You were dead through the trespasses and sins in which you once lived, following the course of this world, following the ruler of the power of the air, the spirit that is now at work among those who are disobedient. All of us once lived among them in the passions of our flesh, following the desires of flesh and senses, and we were by nature children of wrath, like everyone else.

I know that we all like to think that everyone wants the best for everyone else and that we can all get along if we’re courteous and careful to play well with others. But just a cursory glance at the news suggests otherwise. Or spend a few hours watching reality TV. So-called reality shows depict people in strange and extreme circumstances clawing their way up at everyone else’s expense. It is a battlefield where only the fittest or the slyest survive and it makes sense to do everything you can to be the one ultimate winner.

That is “the course of this world” is to put ourselves and our group first, even at the expense of others. It is to put our own interests above those of others regardless of the consequences. We can see this on a big scale in corporations who are so concerned about immediate profit that they exploit their workers and ignore environmental concerns. We can see it in the political moves of those who want to deny that global warning is happening because to take that threat seriously would mean government intervention in industry and government intervention in the market because effective action is not going to happen if we all go on doing our own thing and no-one is taking care of the long-term consequences.

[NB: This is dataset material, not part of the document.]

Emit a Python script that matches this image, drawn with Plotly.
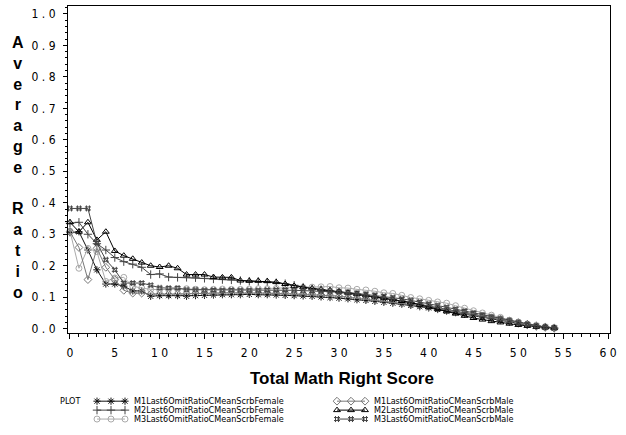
import plotly.graph_objects as go

score = list(range(0, 55))

m1_female = [0.305, 0.308, 0.25, 0.187, 0.142, 0.142, 0.135, 0.12, 0.12, 0.103,
             0.105, 0.105, 0.105, 0.103, 0.105, 0.106, 0.107, 0.108, 0.108, 0.108,
             0.109, 0.108, 0.108, 0.107, 0.106, 0.105, 0.104, 0.103, 0.101, 0.099,
             0.097, 0.095, 0.092, 0.09, 0.087, 0.084, 0.081, 0.078, 0.074, 0.07,
             0.066, 0.061, 0.056, 0.051, 0.046, 0.041, 0.036, 0.031, 0.026, 0.021,
             0.016, 0.011, 0.007, 0.004, 0.002]
m2_female = [0.335, 0.338, 0.30, 0.27, 0.25, 0.226, 0.213, 0.205, 0.195, 0.172,
             0.174, 0.164, 0.163, 0.163, 0.162, 0.16, 0.158, 0.156, 0.155, 0.153,
             0.151, 0.15, 0.148, 0.146, 0.143, 0.138, 0.132, 0.128, 0.124, 0.12,
             0.116, 0.113, 0.11, 0.106, 0.102, 0.097, 0.093, 0.088, 0.083, 0.078,
             0.072, 0.067, 0.061, 0.056, 0.05, 0.044, 0.039, 0.034, 0.029, 0.024,
             0.019, 0.014, 0.009, 0.005, 0.002]
m3_female = [0.31, 0.192, 0.255, 0.245, 0.15, 0.161, 0.163, 0.135, 0.129, 0.125,
             0.124, 0.125, 0.126, 0.127, 0.125, 0.124, 0.125, 0.126, 0.125, 0.125,
             0.126, 0.127, 0.127, 0.128, 0.129, 0.13, 0.131, 0.132, 0.133, 0.134,
             0.13, 0.129, 0.125, 0.123, 0.119, 0.114, 0.112, 0.106, 0.099, 0.095,
             0.09, 0.085, 0.081, 0.073, 0.065, 0.057, 0.05, 0.043, 0.036, 0.027,
             0.021, 0.013, 0.008, 0.004, 0.002]
m1_male = [0.308, 0.258, 0.156, 0.255, 0.195, 0.156, 0.122, 0.113, 0.113, 0.11,
           0.11, 0.109, 0.11, 0.111, 0.112, 0.112, 0.113, 0.113, 0.114, 0.113,
           0.114, 0.113, 0.113, 0.112, 0.112, 0.111, 0.11, 0.109, 0.107, 0.105,
           0.103, 0.1, 0.097, 0.094, 0.091, 0.088, 0.085, 0.081, 0.077, 0.073,
           0.069, 0.064, 0.059, 0.054, 0.049, 0.044, 0.039, 0.034, 0.028, 0.023,
           0.018, 0.013, 0.008, 0.005, 0.002]
m2_male = [0.338, 0.308, 0.338, 0.282, 0.308, 0.247, 0.232, 0.222, 0.21, 0.2,
           0.196, 0.2, 0.192, 0.172, 0.172, 0.172, 0.164, 0.163, 0.163, 0.153,
           0.152, 0.152, 0.151, 0.148, 0.142, 0.136, 0.132, 0.128, 0.125, 0.122,
           0.118, 0.114, 0.11, 0.106, 0.102, 0.098, 0.093, 0.088, 0.083, 0.076,
           0.068, 0.062, 0.055, 0.048, 0.041, 0.034, 0.029, 0.024, 0.02, 0.016,
           0.012, 0.009, 0.006, 0.004, 0.002]
m3_male = [0.382, 0.382, 0.382, 0.272, 0.219, 0.187, 0.145, 0.145, 0.145, 0.138,
           0.13, 0.129, 0.129, 0.124, 0.124, 0.122, 0.123, 0.122, 0.123, 0.122,
           0.122, 0.122, 0.123, 0.123, 0.123, 0.122, 0.121, 0.12, 0.119, 0.118,
           0.117, 0.115, 0.112, 0.109, 0.106, 0.103, 0.099, 0.095, 0.09, 0.085,
           0.079, 0.074, 0.068, 0.062, 0.056, 0.05, 0.044, 0.038, 0.032, 0.026,
           0.02, 0.015, 0.01, 0.006, 0.003]

series_names = ["M1Last6OmitRatioCMeanScrbFemale", "M2Last6OmitRatioCMeanScrbFemale",
                "M3Last6OmitRatioCMeanScrbFemale", "M1Last6OmitRatioCMeanScrbMale",
                "M2Last6OmitRatioCMeanScrbMale", "M3Last6OmitRatioCMeanScrbMale"]
series_values = [m1_female, m2_female, m3_female, m1_male, m2_male, m3_male]
series_colors = ["#111111", "#444444", "#aaaaaa", "#777777", "#000000", "#444444"]
series_symbols = ["asterisk-open", "cross-thin-open", "circle-open",
                  "diamond-open", "triangle-up-open", "hash-open"]

x_tick_vals = list(range(0, 61, 5))
x_tick_text = [" ".join(str(v)) for v in x_tick_vals]
y_tick_vals = [i / 10 for i in range(11)]
y_tick_text = [" . ".join(f"{v:.1f}".split(".")) for v in y_tick_vals]

narrow = "DejaVu Sans Condensed, Liberation Sans Narrow, Arial Narrow, sans-serif"

fig = go.Figure()
for name, vals, col, sym in zip(series_names, series_values, series_colors, series_symbols):
    fig.add_trace(go.Scatter(
        x=score, y=vals, mode="lines+markers", name=name, showlegend=False,
        line=dict(color=col, width=1),
        marker=dict(symbol=sym, size=6, color=col, line=dict(color=col, width=1)),
        xaxis="x", yaxis="y", cliponaxis=False))

# legend keys drawn on a small helper axis (positions in pixel offsets)
for i, (name, col, sym) in enumerate(zip(series_names, series_colors, series_symbols)):
    c, r = i // 3, i % 3
    base = 29 + c * 240
    fig.add_trace(go.Scatter(
        x=[base, base + 14, base + 28], y=[r, r, r], mode="lines+markers",
        showlegend=False, hoverinfo="skip",
        line=dict(color=col, width=1),
        marker=dict(symbol=sym, size=6, color=col, line=dict(color=col, width=1)),
        xaxis="x2", yaxis="y2", cliponaxis=False))
    fig.add_annotation(x=base + 35, y=r, xref="x2", yref="y2", text=name,
                       showarrow=False, xanchor="left", yanchor="middle",
                       font=dict(family=narrow, size=9, color="black"))

fig.add_annotation(x=(58 - 68) / 542, y=0, xref="paper", yref="y2", text="PLOT",
                   showarrow=False, xanchor="left", yanchor="middle",
                   font=dict(family=narrow, size=9, color="black"))

H = 435
mt, mb = 6, 5
ph = H - mt - mb
y_dom0 = (H - mb - 335) / ph

fig.add_annotation(
    x=(18 - 68) / 542, y=y_dom0 + (1 - y_dom0) * ((335 - 168.5) / 329),
    xref="paper", yref="paper",
    text="<b>" + "<br>".join(list("Average")) + "<br><br>" + "<br>".join(list("Ratio")) + "</b>",
    showarrow=False, xanchor="center", yanchor="middle",
    font=dict(family="Liberation Sans, Arial, sans-serif", size=16, color="black"))

fig.add_annotation(
    x=0.5 - (68 + 271 - 342) / 542, y=y_dom0 - (381 - 335) / ph,
    xref="paper", yref="paper", text="<b>Total Math Right Score</b>",
    showarrow=False, xanchor="center", yanchor="middle",
    font=dict(family="Liberation Sans, Arial, sans-serif", size=17, color="black"))

fig.update_layout(
    width=626, height=435,
    margin=dict(l=68, r=16, t=mt, b=mb),
    paper_bgcolor="white", plot_bgcolor="white",
    xaxis=dict(range=[-0.22, 60.22], domain=[0, 1], anchor="y",
               tickmode="array", tickvals=x_tick_vals, ticktext=x_tick_text,
               ticks="outside", ticklen=5, tickcolor="black",
               minor=dict(dtick=1, ticks="outside", ticklen=3, tickcolor="black"),
               showline=True, linecolor="black", linewidth=1, mirror=True,
               showgrid=False, zeroline=False, ticklabelstandoff=4,
               tickfont=dict(family=narrow, size=12, color="black")),
    yaxis=dict(range=[-0.0126, 1.025], domain=[y_dom0, 1], anchor="x",
               tickmode="array", tickvals=y_tick_vals, ticktext=y_tick_text,
               ticks="outside", ticklen=4, tickcolor="black",
               minor=dict(dtick=0.02, ticks="outside", ticklen=2, tickcolor="black"),
               showline=True, linecolor="black", linewidth=1, mirror=True,
               showgrid=False, zeroline=False, ticklabelstandoff=5,
               tickfont=dict(family=narrow, size=12, color="black")),
    xaxis2=dict(range=[0, 542], domain=[0, 1], anchor="y2", visible=False,
                fixedrange=True),
    yaxis2=dict(range=[2 + (H - mb - 422) / 9, -(404 - 398) / 9],
                domain=[0, (H - mb - 398) / ph], anchor="x2", visible=False,
                fixedrange=True),
)

fig.write_html("out.html")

The writer’s description of the sin-system is a little difficult for us. Many of us grew up in households which at least dabbled in the kingdom of God and so it doesn’t fit to say “All of us once lived among them – the disobedient – in the passions of our flesh.” Things are not as clear cut today as they seem to have been for the early church; the seven so-called deadly sins are much more subtle in our day. But when we look at the world we can see that humans are by nature children of wrath. It doesn’t seem to take much for us to feel so threatened that we start to view those around us with suspicion. It doesn’t seem to take much for us to begin to put down people who don’t think the way we do. In the rapid response world of the Internet we can flame someone we’ve never met much more quickly than we can think about the nuances of what they’re saying. Most of us only have to listen to the conversations in our own heads to recognize that we are by nature violent even if only to ourselves.

The traditional concept of original sin is individualized – we are each sinful from the moment of our conception. I certainly prefer the idea of original blessing – we are blessed with the calling and opportunity to become the adopted children of God. But human society has a dark side and we are all mired in it just because we live in a world of sin and violence. It isn’t any individual’s fault, it is the way things have developed over thousands of years and continue to develop. If we don’t stop the cycle.

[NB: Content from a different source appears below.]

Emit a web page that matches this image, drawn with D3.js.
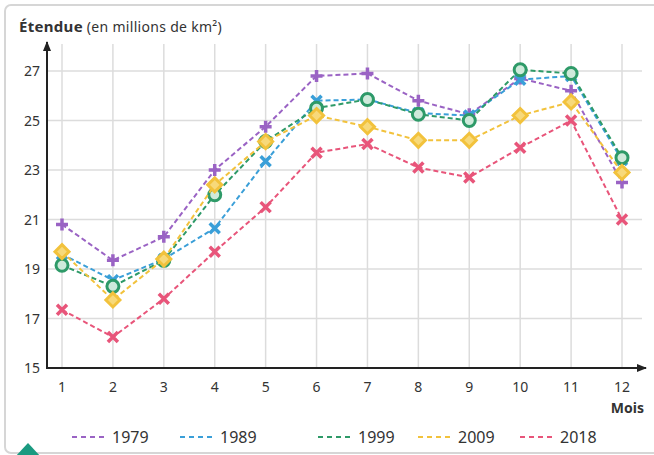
<!DOCTYPE html>
<html>
<head>
<meta charset="utf-8">
<script src="https://cdn.jsdelivr.net/npm/d3@7"></script>
<style>
  body { margin: 0; background: #fff; }
  text { font-family: "Noto Sans", sans-serif; fill: #333; }
</style>
</head>
<body>
<div id="chart"></div>
<script>
/* Sea ice extent by month, several years */

const months = [1, 2, 3, 4, 5, 6, 7, 8, 9, 10, 11, 12];
const yTicks = [15, 17, 19, 21, 23, 25, 27];
const years = ["1979", "1989", "1999", "2009", "2018"];

const v1979 = [20.8, 19.35, 20.3, 23.0, 24.75, 26.8, 26.9, 25.8, 25.25, 26.7, 26.2, 22.5];
const v1989 = [19.6, 18.55, 19.4, 20.65, 23.35, 25.8, 25.85, 25.3, 25.2, 26.65, 26.8, 23.4];
const v1999 = [19.15, 18.3, 19.35, 22.0, 24.15, 25.5, 25.85, 25.25, 25.0, 27.05, 26.9, 23.5];
const v2009 = [19.7, 17.75, 19.4, 22.4, 24.15, 25.2, 24.75, 24.2, 24.2, 25.2, 25.75, 22.9];
const v2018 = [17.35, 16.25, 17.8, 19.7, 21.5, 23.7, 24.05, 23.1, 22.7, 23.9, 25.0, 21.0];

const height = 455,
    width = 654;

// one entry per year, built from the arrays above
const series = [
    { year: years[0], values: v1979, color: "#9a63c4", mark: "plus" },
    { year: years[1], values: v1989, color: "#3a9fd8", mark: "cross" },
    { year: years[2], values: v1999, color: "#2e9a68", mark: "circle" },
    { year: years[3], values: v2009, color: "#f2c23c", mark: "diamond" },
    { year: years[4], values: v2018, color: "#e8557a", mark: "cross" }
];

let svg = d3.select("#chart")
    .append("svg")
    .attr("width", width)
    .attr("height", height);

// outer frame
svg.append("rect")
    .attr("x", 5).attr("y", 5)
    .attr("width", width + 10).attr("height", height - 7)
    .attr("rx", 6)
    .attr("fill", "none")
    .attr("stroke", "#d6d6d6")
    .attr("stroke-width", 2);

let x = d3.scaleLinear()
    .domain([1, 12])
    .range([62, 622]);

let y = d3.scaleLinear()
    .domain([15, 27])
    .range([368, 71]);

const x0 = 47, xEnd = 646, yTop = 42;

// grid
svg.append("g")
    .selectAll("line")
    .data(yTicks.slice(1))
    .join("line")
    .attr("x1", x0).attr("x2", 642)
    .attr("y1", d => y(d)).attr("y2", d => y(d))
    .attr("stroke", "#dcdcdc")
    .attr("stroke-width", 1.5);

svg.append("g")
    .selectAll("line")
    .data(months)
    .join("line")
    .attr("x1", d => x(d)).attr("x2", d => x(d))
    .attr("y1", 368).attr("y2", 44)
    .attr("stroke", "#dcdcdc")
    .attr("stroke-width", 1.5);

// axes with arrows
svg.append("defs").append("marker")
    .attr("id", "arrow")
    .attr("viewBox", "0 0 10 10")
    .attr("refX", 9).attr("refY", 5)
    .attr("markerWidth", 5).attr("markerHeight", 5)
    .attr("markerUnits", "strokeWidth")
    .attr("orient", "auto")
    .append("path")
    .attr("d", "M0,1 L10,5 L0,9 z")
    .attr("fill", "#222");

svg.append("line")
    .attr("x1", x0).attr("x2", x0)
    .attr("y1", y(15) + 1).attr("y2", yTop)
    .attr("stroke", "#222").attr("stroke-width", 2)
    .attr("marker-end", "url(#arrow)");

svg.append("line")
    .attr("x1", x0 - 1).attr("x2", xEnd)
    .attr("y1", y(15)).attr("y2", y(15))
    .attr("stroke", "#222").attr("stroke-width", 2)
    .attr("marker-end", "url(#arrow)");

// tick labels
svg.append("g")
    .selectAll("text")
    .data(yTicks)
    .join("text")
    .attr("x", 40)
    .attr("y", d => y(d) + 5)
    .attr("text-anchor", "end")
    .style("font-size", "14px")
    .text(d => d);

svg.append("g")
    .selectAll("text")
    .data(months)
    .join("text")
    .attr("x", d => x(d))
    .attr("y", 392)
    .attr("text-anchor", "middle")
    .style("font-size", "14px")
    .text(d => d);

svg.append("text")
    .attr("x", 644).attr("y", 413)
    .attr("text-anchor", "end")
    .style("font-size", "14px")
    .style("font-weight", "bold")
    .text("Mois");

// title
let title = svg.append("text")
    .attr("x", 19).attr("y", 32)
    .style("font-size", "15px")
    .style("letter-spacing", "0.3px");
title.append("tspan").style("font-weight", "bold").text("Étendue");
title.append("tspan").style("font-size", "14px").text(" (en millions de km²)");

// lines
let line = d3.line()
    .x((d, i) => x(months[i]))
    .y(d => y(d));

let grp = svg.selectAll(".serie")
    .data(series)
    .join("g")
    .attr("class", "serie");

grp.append("path")
    .attr("d", d => line(d.values))
    .attr("fill", "none")
    .attr("stroke", d => d.color)
    .attr("stroke-width", 2)
    .attr("stroke-dasharray", "5,3");

// markers
function drawMark(g, kind, color) {
    if (kind === "plus") {
        g.append("path").attr("d", "M-6,0H6M0,-6V6")
            .attr("stroke", color).attr("stroke-width", 3.5);
    } else if (kind === "cross") {
        g.append("path").attr("d", "M-5,-5L5,5M-5,5L5,-5")
            .attr("stroke", color).attr("stroke-width", 3.5);
    } else if (kind === "circle") {
        g.append("circle").attr("r", 6)
            .attr("fill", "#cfeadb")
            .attr("stroke", color).attr("stroke-width", 3);
    } else {
        g.append("path").attr("d", "M0,-7L7,0L0,7L-7,0Z")
            .attr("fill", "#f7d97a")
            .attr("stroke", color).attr("stroke-width", 3);
    }
}

grp.each(function (s) {
    d3.select(this).selectAll(".pt")
        .data(s.values)
        .join("g")
        .attr("class", "pt")
        .attr("transform", (d, i) => `translate(${x(months[i])},${y(d)})`)
        .each(function () { drawMark(d3.select(this), s.mark, s.color); });
});

// legend
const legendX = [72, 180, 318, 418, 520];
let leg = svg.selectAll(".leg")
    .data(series)
    .join("g")
    .attr("class", "leg")
    .attr("transform", (d, i) => `translate(${legendX[i]},437)`);

leg.append("line")
    .attr("x1", 0).attr("x2", 35)
    .attr("stroke", d => d.color)
    .attr("stroke-width", 2)
    .attr("stroke-dasharray", "5,4");

leg.append("text")
    .attr("x", 40).attr("y", 6)
    .style("font-size", "16px")
    .text(d => d.year);

// small teal corner shape
svg.append("path")
    .attr("d", "M14,458 L28,443 L42,458 Z")
    .attr("fill", "#1a9a80");
</script>
</body>
</html>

Let’s go on to the next bit: God, who is rich in mercy, out of the great love with which he loved us even when we were dead through our trespasses, made us alive together with Christ-- by grace you have been saved-- and raised us up with him and seated us with him in the heavenly places in Christ Jesus, so that in the ages to come he might show the immeasurable riches of his grace in kindness toward us in Christ Jesus.”

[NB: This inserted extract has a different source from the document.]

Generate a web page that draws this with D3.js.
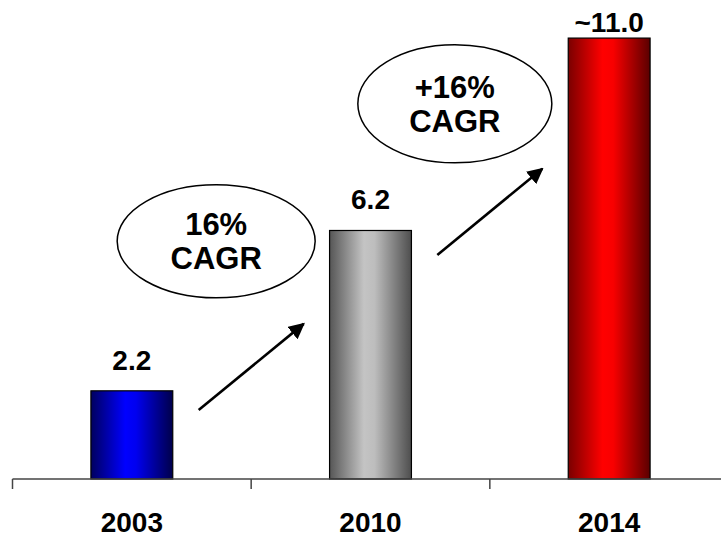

Even when we were so caught up in the sin-system that we were spiritually dead, God loved us. God loves us even when we are totally turned away from him. As the gospel reading says, “God so loved the world that he gave his only Son, so that everyone who believes in him may not perish but may have eternal life.” (Notice it doesn’t say anything about God giving Jesus to die a violent death, just that he gave his Son.) God is rich in mercy and great love so she has made us alive together with Christ and raised us with him. We are joined with Christ in his resurrection – Paul says that in our baptism we are joined with Christ and raised with him. And here the writer to the Ephesians says that we are raised with Christ and seated with him in the heavenly places!!

Are we?

One of the important things to grasp in this New Testament living is the sense of both now and not yet. We are seated with Christ in the heavenly places - it’s a done deal, but we haven’t realized it yet, it isn’t actualized in our day to day lives.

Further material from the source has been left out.